Israeli taxi-hailing app company Gett has announced that it has raised $120 million in debt and equity and is readying for an IPO. Gett did not disclose the division between debt and equity in the current round, which follows the raising of $80 million by the company last June, for a total of $200 million at a valuation of $1.5 billion in this financing round.
Gett says that the amount raised will provide the finance required in advance of an IPO. The company declared its intention of carrying out an IPO in an e-mail message from its management to its employees last March. The flotation is expected to take place late this year or next year, but no target date has yet been set. A flotation of Gett at its valuation in the current financing round would be one of the largest by an Israeli autotech company since that of Mobileye.
Gett was founded in 2010 by its CEO Dave Waiser and Roy Mor. It provides on-demand transportation services. Most of its revenue derives from its taxi-hailing app, half from private customers and half from business customers. In addition, the company provides shared travel services to businesses, and a dispatch service.
Gett's existing investors participated in the current round, among them Acces, Baring, Vistok, MCI, and the Volkswagen group. A few months ago, German weekly "Der Spiegel" that Volkswagen would write down its investment in Gett from $300 million in 2016 to $18 million, because of Gett's failure to establish a substantial market presence in the face of larger rivals such as Uber, Lyft, Chinese company DiDi, and others. No confirmation of this has been received from Volkswagen or Gett. In its announcement, Gett states that the current financing round, with Volkswagen's participation, represents "an expression of confidence" in the company.
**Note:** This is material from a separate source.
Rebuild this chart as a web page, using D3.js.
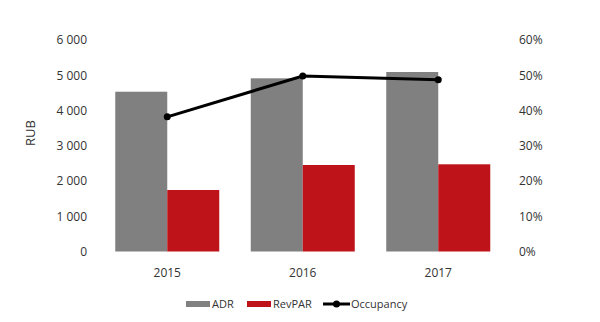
<!DOCTYPE html>
<html><head><meta charset="utf-8">
<script src="https://cdn.jsdelivr.net/npm/d3@7"></script>
<style>body{margin:0;background:#fff}svg{display:block}text{font-family:"Open Sans",Lato,sans-serif;fill:#333}</style>
</head><body><svg id="c" width="600" height="322"></svg>
<script>
const categories = ["2015","2016","2017"];
const adr = [4533, 4913, 5092];
const revpar = [1745, 2454, 2474];
const occupancy = [0.382, 0.498, 0.487];
const leftTicks = [0,1000,2000,3000,4000,5000,6000];
const rightTicks = [0,0.1,0.2,0.3,0.4,0.5,0.6];

const svg = d3.select("#c");
const x = d3.scaleBand().domain(categories).range([99.5,506]).paddingInner(0).paddingOuter(0);
const y = d3.scaleLinear().domain([0,6000]).range([251.5,40]);
const y2 = d3.scaleLinear().domain([0,0.6]).range([251.5,40]);
const bw = 52;
const fmt = d => d3.format(",")(d).replace(/,/g," ");

const gl = svg.append("g").attr("transform","translate(87,0)")
  .call(d3.axisLeft(y).tickValues(leftTicks).tickFormat(fmt).tickSize(0).tickPadding(0));
gl.select(".domain").remove();
const gr = svg.append("g").attr("transform","translate(519,0)")
  .call(d3.axisRight(y2).tickValues(rightTicks).tickFormat(d3.format(".0%")).tickSize(0).tickPadding(0));
gr.select(".domain").remove();
const gx = svg.append("g").attr("transform","translate(0,258)")
  .call(d3.axisBottom(x).tickSize(0).tickPadding(10));
gx.select(".domain").remove();
svg.selectAll(".tick text").attr("font-size",12).attr("font-family","'Open Sans',Lato,sans-serif").attr("fill","#333");

svg.append("text").attr("transform","translate(35,133) rotate(-90)").attr("text-anchor","middle")
  .attr("font-size",13).attr("fill","#111").text("RUB");

const cx = d => x(d) + x.bandwidth()/2;
svg.append("g").selectAll("rect").data(categories).join("rect")
  .attr("x",(d)=>cx(d)-bw).attr("width",bw)
  .attr("y",(d,i)=>y(adr[i])).attr("height",(d,i)=>y(0)-y(adr[i])).attr("fill","#808080");
svg.append("g").selectAll("rect").data(categories).join("rect")
  .attr("x",(d)=>cx(d)).attr("width",bw)
  .attr("y",(d,i)=>y(revpar[i])).attr("height",(d,i)=>y(0)-y(revpar[i])).attr("fill","#BE1319");

const line = d3.line().x((d,i)=>cx(categories[i])).y(d=>y2(d));
svg.append("path").datum(occupancy).attr("d",line).attr("fill","none").attr("stroke","#000").attr("stroke-width",3);
svg.append("g").selectAll("circle").data(occupancy).join("circle")
  .attr("cx",(d,i)=>cx(categories[i])).attr("cy",d=>y2(d)).attr("r",3.5).attr("fill","#000");

const lg = svg.append("g").attr("font-size",11);
lg.append("rect").attr("x",186).attr("y",301).attr("width",24).attr("height",6).attr("fill","#808080");
lg.append("text").attr("x",212).attr("y",308).text("ADR");
lg.append("rect").attr("x",247).attr("y",301).attr("width",24).attr("height",6).attr("fill","#BE1319");
lg.append("text").attr("x",273).attr("y",308).text("RevPAR");
lg.append("line").attr("x1",323).attr("x2",350).attr("y1",304).attr("y2",304).attr("stroke","#000").attr("stroke-width",3);
lg.append("circle").attr("cx",336.5).attr("cy",304).attr("r",3.5).attr("fill","#000");
lg.append("text").attr("x",351).attr("y",308).text("Occupancy");
</script></body></html>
"In contrast to other companies like Lyft and Uber, which work only on the B2C model, our business model addresses the corporate sector, which is a much more stable and profitable model," Gett Israel CEO Mark Oun told "Globes". Gett predicts that it will turn profitable towards the end of the final quarter of 2019, Oun says. In other words, unlike Lyft and Uber, Gett seeks to go public when it is profitable.
Gett is currently active in the UK, Israel, and Russia. It claims to be the leading provider of on-demand transportation services to corporations in each one of these countries. Oun says that Gett serves more than 20,000 corporate customers.
In view of the tough competition from other ride-sharing companies with its taxi-hailing service, Gett has recently entered other fields, where competition is less fierce, such as its dispatch service. Sources have told 'Globes" in the past that profit margins on this service are higher than for the company's main activity. This service is on a small scale, but it gives Gett an additional growth engine.
Gett has undergone many twists and turns recently, and besides the report that its main investor, Volkswagen, had lost faith in it, Reuters reported in the first half of 2018 that the company was looking for a buyer for all its activity as a possible alternative to a flotation.